TONY [320x200].jpgTime Out New York released their list of the top 50 TV shows of the decade. They pointed out that, although the decade was [expletive] for the auto industry and pager salesmen, “the aughts were remarkably kind to television…The small screen is no longer the ghetto for actors and production values that it once was.”

True enough: TV proved not just a starting point, but especially a destination for many top actresses: Kyra Sedgwick, Holly Hunter, Edie Falco, Glenn Close, Rachel Griffiths, and Sally Field may have launched big-screen careers, but their small-screen impact over the last ten years has been substantial. HBO and Showtime broke new ground with The Wire, The Sopranos, Sex and the City, Weeds, and Dexter, among countless others. Battlestar Galactica made an enormous comeback fans of the original 70s show never would have predicted. Sitcoms succeeded, died because of reality television – itself a juggernaut – and then came back with 30 Rock, The Office (both the US and UK versions) and How I Met Your Mother.

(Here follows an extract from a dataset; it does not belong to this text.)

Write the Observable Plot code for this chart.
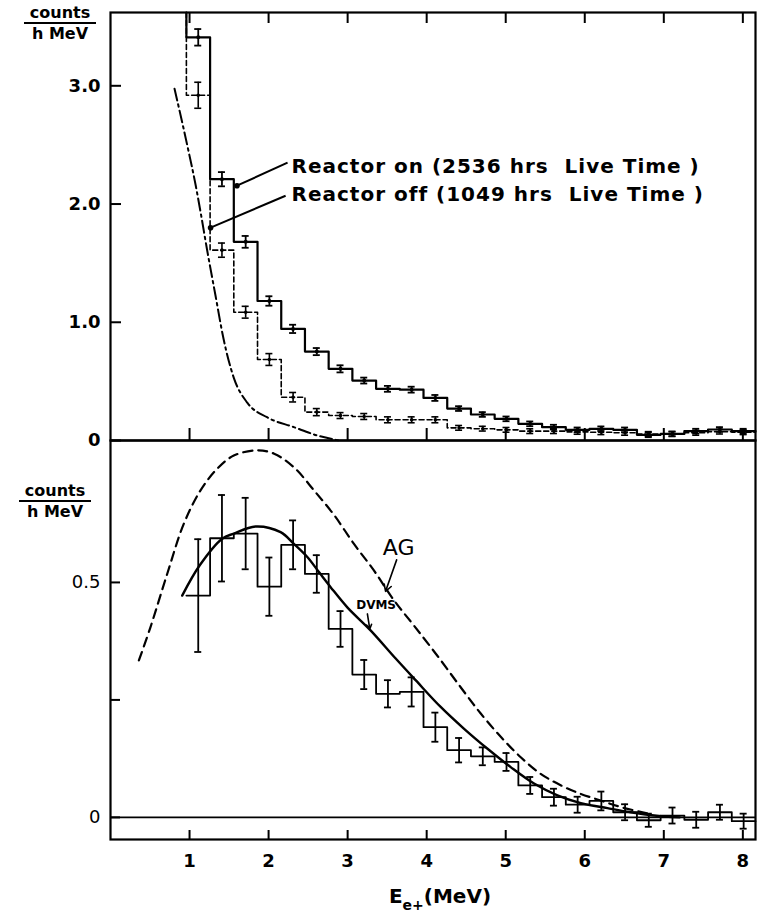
<!DOCTYPE html>
<html>
<head>
<meta charset="utf-8">
<script src="https://cdn.jsdelivr.net/npm/d3@7"></script>
<script src="https://cdn.jsdelivr.net/npm/@observablehq/plot@0.6"></script>
<style>
  body { margin: 0; background: #fff; }
  #wrap { position: relative; width: 760px; height: 914px; font-family: "DejaVu Sans", sans-serif; color: #000; background: #fff; }
  #top, #bot { position: absolute; left: 0; }
  #top { top: 0; }
  #bot { top: 440px; }
  svg text { white-space: pre; }
  .frac { position: absolute; text-align: center; font-weight: bold; line-height: 1; }
  .frac .num { display: block; border-bottom: 2px solid #000; padding-bottom: 1px; }
  .frac .den { display: block; padding-top: 2px; }
  #xlabel { position: absolute; top: 884px; left: 0; width: 880px; text-align: center; font-size: 20px; font-weight: bold; }
  #xlabel sub { font-size: 14px; vertical-align: -7px; }
</style>
</head>
<body>
<div id="wrap">
  <div id="top"></div>
  <div id="bot"></div>
  <div class="frac" style="left:24px;top:5px;width:72px;font-size:16px;"><span class="num">counts</span><span class="den">h MeV</span></div>
  <div class="frac" style="left:19px;top:483px;width:72px;font-size:16px;"><span class="num">counts</span><span class="den">h MeV</span></div>
  <div id="xlabel">E<sub>e+</sub>(MeV)</div>
</div>
<script>
// ---------------- data ----------------
const binEdges = [0.96,1.26,1.56,1.86,2.16,2.46,2.76,3.06,3.36,3.66,3.96,4.26,4.56,4.86,5.16,5.46,5.76,6.06,6.36,6.66,6.96,7.26,7.56,7.86,8.16];

// top panel: reactor on / reactor off (counts / h MeV)
const onCounts  = [3.41,2.21,1.68,1.18,0.944,0.752,0.606,0.507,0.437,0.43,0.36,0.27,0.22,0.183,0.141,0.113,0.09,0.099,0.09,0.048,0.056,0.079,0.093,0.079];
const onErr     = [0.07,0.06,0.05,0.04,0.035,0.03,0.03,0.025,0.025,0.025,0.025,0.02,0.02,0.02,0.02,0.02,0.02,0.02,0.02,0.02,0.02,0.02,0.02,0.02];
const offCounts = [2.92,1.61,1.085,0.685,0.366,0.24,0.211,0.203,0.175,0.175,0.175,0.107,0.1,0.09,0.079,0.079,0.073,0.07,0.065,0.055,0.055,0.065,0.075,0.07];
const offErr    = [0.11,0.06,0.05,0.05,0.04,0.03,0.025,0.025,0.025,0.025,0.025,0.02,0.02,0.02,0.02,0.02,0.02,0.02,0.02,0.02,0.02,0.02,0.02,0.02];

// top panel: dash-dot background curve
const bgE = [0.81,0.97,1.08,1.14,1.22,1.33,1.43,1.56,1.73,1.98,2.32,2.62,2.89];
const bgY = [2.975,2.5,2.15,1.93,1.62,1.22,0.86,0.53,0.32,0.197,0.113,0.042,0];

// bottom panel: difference spectrum
const diffCounts = [0.472,0.594,0.604,0.491,0.58,0.518,0.401,0.304,0.263,0.267,0.192,0.143,0.13,0.118,0.068,0.043,0.027,0.035,0.011,-0.006,0.004,-0.005,0.011,-0.008];
const diffErr    = [0.12,0.092,0.076,0.062,0.052,0.04,0.038,0.031,0.029,0.031,0.031,0.026,0.019,0.019,0.018,0.018,0.017,0.02,0.017,0.014,0.017,0.017,0.016,0.016];

// bottom panel: DVMS (solid) and AG (dashed) predictions
const dvmsE = [0.907,1.127,1.413,1.561,1.835,2.152,2.32,2.49,2.637,2.785,2.996,3.29,3.608,3.86,4.177,4.47,4.77,5.063,5.358,5.654,5.95,6.287,6.58,6.88,7.2];
const dvmsY = [0.472,0.536,0.593,0.604,0.619,0.607,0.582,0.554,0.522,0.49,0.447,0.398,0.338,0.292,0.235,0.189,0.146,0.107,0.072,0.047,0.0305,0.0198,0.011,0.004,0];
const agE = [0.359,0.506,0.717,0.928,1.139,1.35,1.56,1.857,2.07,2.32,2.574,2.83,3.08,3.33,3.586,3.84,4.135,4.43,4.684,4.94,5.19,5.44,5.70,5.95,6.20,6.456,6.8];
const agY = [0.334,0.405,0.518,0.625,0.696,0.742,0.77,0.781,0.774,0.745,0.696,0.643,0.582,0.526,0.462,0.408,0.344,0.277,0.221,0.171,0.128,0.093,0.068,0.05,0.036,0.022,0.008];

// axes
const xTicks = [1,2,3,4,5,6,7,8];
const xTickLabels = ["1","2","3","4","5","6","7","8"];
const yTicksTop = [0,1,2,3];
const yTickLabelsTop = ["0","1.0","2.0","3.0"];
const yTicksBot = [0,0.25,0.5];
const yTickLabelsBot = ["0","","0.5"];

// annotations (data coordinates)
const topLabels = [
  {text: "Reactor on (2536 hrs  Live Time )", x: 2.29, y: 2.316},
  {text: "Reactor off (1049 hrs  Live Time )", x: 2.29, y: 2.08}
];
const topLeaders = [
  {x1: 2.24, y1: 2.35, x2: 1.60, y2: 2.155},
  {x1: 2.215, y1: 2.07, x2: 1.266, y2: 1.80}
];
const agLabel = [{text: "AG", x: 3.645, y: 0.573}];
const dvmsLabel = [{text: "DVMS", x: 3.36, y: 0.451}];
const botArrows = [
  {x1: 3.62, y1: 0.548, x2: 3.48, y2: 0.481},
  {x1: 3.25, y1: 0.433, x2: 3.28, y2: 0.401}
];

// ---------------- layout ----------------
const W = 760;
const xDomain = [0, 8.16];
const mLeft = 110, mRight = 5;
const topH = 440, topMT = 12;
const topDomain = [0, 3.62];
const botH = 474, botMB = 75;
const botDomain = [-0.047, 0.802];
const pxPerMeV = (W - mLeft - mRight) / (xDomain[1] - xDomain[0]);
const pxPerTop = (topH - topMT) / (topDomain[1] - topDomain[0]);
const pxPerBot = (botH - botMB) / (botDomain[1] - botDomain[0]);
const capHalf = 3.5 / pxPerMeV;
const fontFamily = '"DejaVu Sans", sans-serif';

function stepPoints(vals, startTop) {
  const pts = [];
  if (startTop != null) pts.push({x: binEdges[0], y: startTop});
  vals.forEach((v, i) => { pts.push({x: binEdges[i], y: v}); pts.push({x: binEdges[i + 1], y: v}); });
  return pts;
}
const centers = binEdges.slice(0, -1).map((e, i) => (e + binEdges[i + 1]) / 2);
function bars(vals, errs) {
  return vals.map((v, i) => ({x: centers[i], y: v, lo: v - errs[i], hi: v + errs[i]}));
}
function errMarks(b, sw) {
  return [
    Plot.ruleX(b, {x: "x", y1: "lo", y2: "hi", strokeWidth: sw}),
    Plot.ruleY(b, {y: "lo", x1: d => d.x - capHalf, x2: d => d.x + capHalf, strokeWidth: sw}),
    Plot.ruleY(b, {y: "hi", x1: d => d.x - capHalf, x2: d => d.x + capHalf, strokeWidth: sw})
  ];
}

// ---------------- top panel ----------------
const onBars = bars(onCounts, onErr);
const offBars = bars(offCounts, offErr);
const bgCurve = bgE.map((e, i) => ({x: e, y: bgY[i]}));
const topTickLen = 11;

const topPlot = Plot.plot({
  width: W, height: topH,
  marginLeft: mLeft, marginRight: mRight, marginTop: topMT, marginBottom: 0,
  x: {domain: xDomain, axis: null},
  y: {domain: topDomain, axis: null},
  style: {fontFamily, background: "#fff", overflow: "visible"},
  marks: [
    Plot.line(bgCurve, {x: "x", y: "y", curve: "monotone-x", strokeWidth: 2, strokeDasharray: "12,4,2.5,4"}),
    Plot.line(stepPoints(offCounts, topDomain[1]), {x: "x", y: "y", strokeWidth: 1.6, strokeDasharray: "5,3"}),
    ...errMarks(offBars, 1.6),
    Plot.dot(offBars, {x: "x", y: "y", r: 1.8, fill: "#000"}),
    Plot.line(stepPoints(onCounts, topDomain[1]), {x: "x", y: "y", strokeWidth: 2.2}),
    ...errMarks(onBars, 1.8),
    Plot.dot(onBars, {x: "x", y: "y", r: 2, fill: "#000"}),
    // leaders
    Plot.link(topLeaders, {x1: "x1", y1: "y1", x2: "x2", y2: "y2", strokeWidth: 2}),
    Plot.dot(topLeaders, {x: "x2", y: "y2", r: 2.8, fill: "#000"}),
    Plot.text(topLabels, {x: "x", y: "y", text: "text", textAnchor: "start", fontSize: 20, fontWeight: "bold"}),
    // ticks
    Plot.ruleY(yTicksTop, {y: d => d, x1: 0, x2: topTickLen / pxPerMeV, strokeWidth: 2}),
    Plot.ruleX(xTicks, {x: d => d, y1: topDomain[1], y2: topDomain[1] - topTickLen / pxPerTop, strokeWidth: 2}),
    Plot.ruleX(xTicks, {x: d => d, y1: 0, y2: 12 / pxPerTop, strokeWidth: 2}),
    Plot.text(yTicksTop, {x: 0, y: d => d, text: (d, i) => yTickLabelsTop[i], dx: -10, textAnchor: "end", fontSize: 18, fontWeight: "bold"}),
    Plot.frame({strokeWidth: 2.2})
  ]
});
document.getElementById("top").appendChild(topPlot);
d3.select(topPlot).selectAll("text")
  .filter(function () { return this.textContent.startsWith("Reactor"); })
  .style("letter-spacing", "1px");

// ---------------- bottom panel ----------------
const diffBars = bars(diffCounts, diffErr);
const dvmsCurve = dvmsE.map((e, i) => ({x: e, y: dvmsY[i]}));
const agCurve = agE.map((e, i) => ({x: e, y: agY[i]}));

const botPlot = Plot.plot({
  width: W, height: botH,
  marginLeft: mLeft, marginRight: mRight, marginTop: 0, marginBottom: botMB,
  x: {domain: xDomain, axis: null},
  y: {domain: botDomain, axis: null},
  style: {fontFamily, background: "transparent", overflow: "visible"},
  marks: [
    Plot.ruleY([0], {strokeWidth: 1.6}),
    Plot.line(agCurve, {x: "x", y: "y", curve: "catmull-rom", strokeWidth: 2.2, strokeDasharray: "9,6"}),
    Plot.line(dvmsCurve, {x: "x", y: "y", curve: "catmull-rom", strokeWidth: 2.4}),
    Plot.line(stepPoints(diffCounts), {x: "x", y: "y", strokeWidth: 1.8}),
    ...errMarks(diffBars, 1.8),
    Plot.arrow(botArrows, {x1: "x1", y1: "y1", x2: "x2", y2: "y2", strokeWidth: 1.6, headLength: 7}),
    Plot.text(agLabel, {x: "x", y: "y", text: "text", fontSize: 22}),
    Plot.text(dvmsLabel, {x: "x", y: "y", text: "text", fontSize: 12, fontWeight: "bold"}),
    // ticks
    Plot.ruleY(yTicksBot, {y: d => d, x1: 0, x2: 10 / pxPerMeV, strokeWidth: 2}),
    Plot.ruleX(xTicks, {x: d => d, y1: botDomain[0], y2: botDomain[0] + 9 / pxPerBot, strokeWidth: 2}),
    Plot.text(yTicksBot, {x: 0, y: d => d, text: (d, i) => yTickLabelsBot[i], dx: -10, textAnchor: "end", fontSize: 18}),
    Plot.text(xTicks, {x: d => d, y: botDomain[0], text: (d, i) => xTickLabels[i], dy: 22, fontSize: 18, fontWeight: "bold"}),
    Plot.frame({strokeWidth: 2.2})
  ]
});
document.getElementById("bot").appendChild(botPlot);
</script>
</body>
</html>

If you’re like me, you’ll read this list, scan for your favorites, and then think, where’s Buffy? Where’s Angel? Well, TONY knows this about me (and perhaps you): “our only requirement was that the program made its biggest impact after the turn of the millennium (so calm yourselves, Buffy the Vampire Slayer fans).” OK, we’re calm. When you realize that both Buffy and Angel debuted last decade, then you’ll realize you’re old. And then, you’ll go back to the list and take another look. Firefly’s there, at least (#18). Phew – now the Whedonites can relax; Joss Whedon’s groundbreaking – and not conventionally embraced – space western is in the same ten as Freaks and Geeks, the Gilmore Girls, Six Feet Under and Lost.
Wait a minute…with its addictive, twisting plotlines and rabid fan base,”Lost” isn’t in the top 10? How is that possible? Perhaps it was edged out by “24,” which reinvented real-time programming? Nope. The top ten (numbering 1 to 10): are The Daily Show With Jon Stewart, The Wire, Friday Night Lights, Arrested Development, The Sopranos, The Office (UK version), Mad Men, Battlestar Galactica, Veronica Mars and 30 Rock. I love Veronica Mars, but did it change TV more than Lost? Not in my book, but then again, my book involves looking at Lost Season Six episode titles and imagining what those episodes are about based solely on the titles.
Lost ranks #13, and 24 is at #38. Even Glee (#32) and The Soup (#37) jacked a higher position than 24.
This just in, Jack Bauer is now rumored to be setting up a perimeter around the TONY national headquarters, and is cooperating with Widmore Industries and the Dharma Initiative to protest this list’s numbering.
Did your favorites make the list? What was left out? What’s your favorite/most inspiring show of the past ten years?